Драма — так же произведение одного замысла, как и вселенная — произведение одной творческой мысли. Роком трагедии, случаем комедии является только автор. Не его ли во всем державная воля? Как он захочет, так все и будет. Он может по своему произволу соединить любящих или горестно разлучить их, возвысить героя или низвергнуть его в мрачную бездну отчаяния и погибели. Он может увенчать красоту, молодость, верность, смелость, безумное дерзновение, самоотверженность, — но ничто не помешает ему возвеличить уродство и разврат и выше всех апостолов поставить предателя Иуду.

…В укор неправедному дню
хулу над миром я восставлю
и, соблазняя, соблазню.

Но актер тщеславен. Автора он заслонил своим случайным истолкованием, неожиданностью и разрозненностью своих бытовых и психологических наблюдений, и самую драму он превратил в собрание ролей для разных амплуа. Потом пришел режиссер и похитил ремарку. Потом рок драматического действа, глухой голос повелевающей Мойры запрятан волею директора театра в тесную суфлерскую будку. И когда было мало репетиций, то все на сцене смотрят в одну точку, откуда доносится слышный первым рядам зрителей и досадный для них голос. И нещадно перевирают слова поэта.
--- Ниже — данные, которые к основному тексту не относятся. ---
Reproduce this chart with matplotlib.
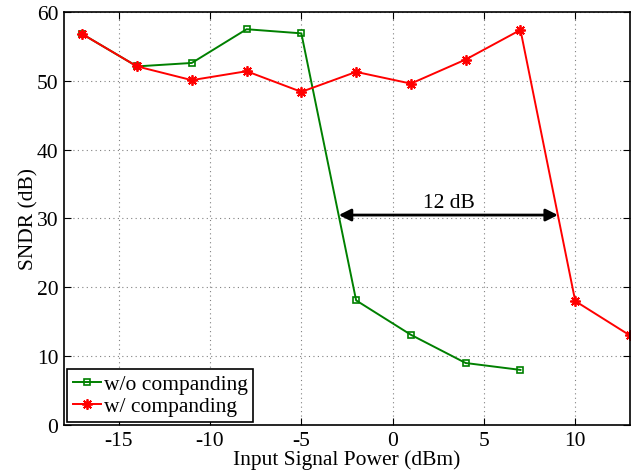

Но разве я могу хотеть, чтобы из узкого подземелья доносился мой голос? чтобы по капризу режиссера придуманные мною на сцене окна обращались в ненужные для меня колонны? чтобы мое слово в ремарках воплощалось только в раскрашенную декорацию?

Нет, мое слово должно звучать открыто и громко. Поэта прежде, чем актера, должен слышать посетитель театрального зрелища.